» **Data shown**:
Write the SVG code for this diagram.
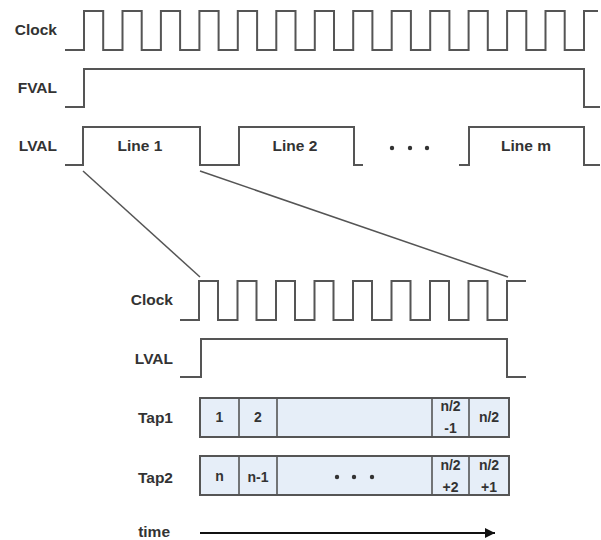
<svg xmlns="http://www.w3.org/2000/svg" width="601" height="540" viewBox="0 0 601 540">
<defs>
<style>
.lbl{font-family:"Liberation Sans",Arial,sans-serif;font-weight:bold;font-size:15.5px;fill:#333;text-anchor:end}
.ct{font-family:"Liberation Sans",Arial,sans-serif;font-weight:bold;font-size:14px;fill:#333;text-anchor:middle}
.sig{fill:none;stroke:#555;stroke-width:2;stroke-linejoin:miter}
.diag{fill:none;stroke:#555;stroke-width:1.5}
.cell{fill:#e6eef8;stroke:#555;stroke-width:2}
.div{stroke:#555;stroke-width:1.6}
.dot{fill:#333}
</style>
<marker id="arr" viewBox="0 0 10 10" refX="10" refY="5" markerWidth="17" markerHeight="10" markerUnits="userSpaceOnUse" orient="auto">
<path d="M0,0 L10,5 L0,10 Z" fill="#111"/>
</marker>
</defs>
<rect width="601" height="540" fill="#fff"/>

<g id="top-clock">
<text class="lbl" x="57" y="35">Clock</text>
<path class="sig" d="M65,50 H84 V11 H103.2 V50 H122.5 V11 H141.7 V50 H160.9 V11 H180.1 V50 H199.4 V11 H218.6 V50 H237.8 V11 H257.1 V50 H276.3 V11 H295.5 V50 H314.8 V11 H334 V50 H353.2 V11 H372.4 V50 H391.7 V11 H410.9 V50 H430.2 V11 H449.4 V50 H468.6 V11 H487.8 V50 H507.1 V11 H526.3 V50 H545.5 V11 H564.7 V50 H584 V11 H598"/>
</g>

<g id="top-fval">
<text class="lbl" x="57" y="93">FVAL</text>
<path class="sig" d="M65,107 H84 V69 H584 V107 H600"/>
</g>

<g id="top-lval">
<text class="lbl" x="57" y="151">LVAL</text>
<path class="sig" d="M65,165 H83 V127 H200 V165 H239 V127 H354 V165 H363"/>
<path class="sig" d="M459,165 H469 V127 H584 V165 H600"/>
<text class="ct" style="font-size:15.5px" x="140" y="151">Line 1</text>
<text class="ct" style="font-size:15.5px" x="295" y="151">Line 2</text>
<text class="ct" style="font-size:15.5px" x="526" y="151">Line m</text>
<circle class="dot" cx="392" cy="148" r="2.2"/>
<circle class="dot" cx="410" cy="148" r="2.2"/>
<circle class="dot" cx="427" cy="148" r="2.2"/>
</g>

<g id="connectors">
<path class="diag" d="M83,171 L200,277"/>
<path class="diag" d="M200,171 L508,277"/>
<path d="M200,533 H495" stroke="#111" stroke-width="2" fill="none" marker-end="url(#arr)"/>
</g>

<g id="bottom-clock">
<text class="lbl" x="173" y="305">Clock</text>
<path class="sig" d="M180,320 H199 V281 H218 V320 H237.5 V281 H256.5 V320 H276 V281 H295 V320 H314.5 V281 H333.5 V320 H353 V281 H372 V320 H391.5 V281 H410.5 V320 H430 V281 H449 V320 H468.5 V281 H487.5 V320 H507 V281 H526"/>
</g>

<g id="bottom-lval">
<text class="lbl" x="173" y="364">LVAL</text>
<path class="sig" d="M180,377 H201 V339 H507 V377 H526"/>
</g>

<g id="tap1">
<text class="lbl" x="173" y="423">Tap1</text>
<rect class="cell" x="200" y="398" width="309" height="39"/>
<line class="div" x1="239" y1="398" x2="239" y2="437"/>
<line class="div" x1="277" y1="398" x2="277" y2="437"/>
<line class="div" x1="432" y1="398" x2="432" y2="437"/>
<line class="div" x1="469" y1="398" x2="469" y2="437"/>
<text class="ct" x="219.5" y="422">1</text>
<text class="ct" x="258" y="422">2</text>
<text class="ct" x="450.5" y="411">n/2</text>
<text class="ct" x="450.5" y="433">-1</text>
<text class="ct" x="489" y="422">n/2</text>
</g>

<g id="tap2">
<text class="lbl" x="173" y="483">Tap2</text>
<rect class="cell" x="200" y="456" width="309" height="39"/>
<line class="div" x1="239" y1="456" x2="239" y2="495"/>
<line class="div" x1="277" y1="456" x2="277" y2="495"/>
<line class="div" x1="432" y1="456" x2="432" y2="495"/>
<line class="div" x1="469" y1="456" x2="469" y2="495"/>
<text class="ct" x="219.5" y="481">n</text>
<text class="ct" x="258" y="482">n-1</text>
<circle class="dot" cx="337" cy="477" r="2.2"/>
<circle class="dot" cx="354" cy="477" r="2.2"/>
<circle class="dot" cx="372" cy="477" r="2.2"/>
<text class="ct" x="450.5" y="470">n/2</text>
<text class="ct" x="450.5" y="492">+2</text>
<text class="ct" x="489" y="470">n/2</text>
<text class="ct" x="489" y="492">+1</text>
</g>

<g id="time">
<text class="lbl" x="170" y="537">time</text>
</g>
</svg>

» **Your goal**: Produce an exact copy of each line of data, skipping embedded images.

» **Complete output**:
Write the SVG code for this diagram.
<svg xmlns="http://www.w3.org/2000/svg" width="601" height="540" viewBox="0 0 601 540">
<defs>
<style>
.lbl{font-family:"Liberation Sans",Arial,sans-serif;font-weight:bold;font-size:15.5px;fill:#333;text-anchor:end}
.ct{font-family:"Liberation Sans",Arial,sans-serif;font-weight:bold;font-size:14px;fill:#333;text-anchor:middle}
.sig{fill:none;stroke:#555;stroke-width:2;stroke-linejoin:miter}
.diag{fill:none;stroke:#555;stroke-width:1.5}
.cell{fill:#e6eef8;stroke:#555;stroke-width:2}
.div{stroke:#555;stroke-width:1.6}
.dot{fill:#333}
</style>
<marker id="arr" viewBox="0 0 10 10" refX="10" refY="5" markerWidth="17" markerHeight="10" markerUnits="userSpaceOnUse" orient="auto">
<path d="M0,0 L10,5 L0,10 Z" fill="#111"/>
</marker>
</defs>
<rect width="601" height="540" fill="#fff"/>

<g id="top-clock">
<text class="lbl" x="57" y="35">Clock</text>
<path class="sig" d="M65,50 H84 V11 H103.2 V50 H122.5 V11 H141.7 V50 H160.9 V11 H180.1 V50 H199.4 V11 H218.6 V50 H237.8 V11 H257.1 V50 H276.3 V11 H295.5 V50 H314.8 V11 H334 V50 H353.2 V11 H372.4 V50 H391.7 V11 H410.9 V50 H430.2 V11 H449.4 V50 H468.6 V11 H487.8 V50 H507.1 V11 H526.3 V50 H545.5 V11 H564.7 V50 H584 V11 H598"/>
</g>

<g id="top-fval">
<text class="lbl" x="57" y="93">FVAL</text>
<path class="sig" d="M65,107 H84 V69 H584 V107 H600"/>
</g>

<g id="top-lval">
<text class="lbl" x="57" y="151">LVAL</text>
<path class="sig" d="M65,165 H83 V127 H200 V165 H239 V127 H354 V165 H363"/>
<path class="sig" d="M459,165 H469 V127 H584 V165 H600"/>
<text class="ct" style="font-size:15.5px" x="140" y="151">Line 1</text>
<text class="ct" style="font-size:15.5px" x="295" y="151">Line 2</text>
<text class="ct" style="font-size:15.5px" x="526" y="151">Line m</text>
<circle class="dot" cx="392" cy="148" r="2.2"/>
<circle class="dot" cx="410" cy="148" r="2.2"/>
<circle class="dot" cx="427" cy="148" r="2.2"/>
</g>

<g id="connectors">
<path class="diag" d="M83,171 L200,277"/>
<path class="diag" d="M200,171 L508,277"/>
<path d="M200,533 H495" stroke="#111" stroke-width="2" fill="none" marker-end="url(#arr)"/>
</g>

<g id="bottom-clock">
<text class="lbl" x="173" y="305">Clock</text>
<path class="sig" d="M180,320 H199 V281 H218 V320 H237.5 V281 H256.5 V320 H276 V281 H295 V320 H314.5 V281 H333.5 V320 H353 V281 H372 V320 H391.5 V281 H410.5 V320 H430 V281 H449 V320 H468.5 V281 H487.5 V320 H507 V281 H526"/>
</g>

<g id="bottom-lval">
<text class="lbl" x="173" y="364">LVAL</text>
<path class="sig" d="M180,377 H201 V339 H507 V377 H526"/>
</g>

<g id="tap1">
<text class="lbl" x="173" y="423">Tap1</text>
<rect class="cell" x="200" y="398" width="309" height="39"/>
<line class="div" x1="239" y1="398" x2="239" y2="437"/>
<line class="div" x1="277" y1="398" x2="277" y2="437"/>
<line class="div" x1="432" y1="398" x2="432" y2="437"/>
<line class="div" x1="469" y1="398" x2="469" y2="437"/>
<text class="ct" x="219.5" y="422">1</text>
<text class="ct" x="258" y="422">2</text>
<text class="ct" x="450.5" y="411">n/2</text>
<text class="ct" x="450.5" y="433">-1</text>
<text class="ct" x="489" y="422">n/2</text>
</g>

<g id="tap2">
<text class="lbl" x="173" y="483">Tap2</text>
<rect class="cell" x="200" y="456" width="309" height="39"/>
<line class="div" x1="239" y1="456" x2="239" y2="495"/>
<line class="div" x1="277" y1="456" x2="277" y2="495"/>
<line class="div" x1="432" y1="456" x2="432" y2="495"/>
<line class="div" x1="469" y1="456" x2="469" y2="495"/>
<text class="ct" x="219.5" y="481">n</text>
<text class="ct" x="258" y="482">n-1</text>
<circle class="dot" cx="337" cy="477" r="2.2"/>
<circle class="dot" cx="354" cy="477" r="2.2"/>
<circle class="dot" cx="372" cy="477" r="2.2"/>
<text class="ct" x="450.5" y="470">n/2</text>
<text class="ct" x="450.5" y="492">+2</text>
<text class="ct" x="489" y="470">n/2</text>
<text class="ct" x="489" y="492">+1</text>
</g>

<g id="time">
<text class="lbl" x="170" y="537">time</text>
</g>
</svg>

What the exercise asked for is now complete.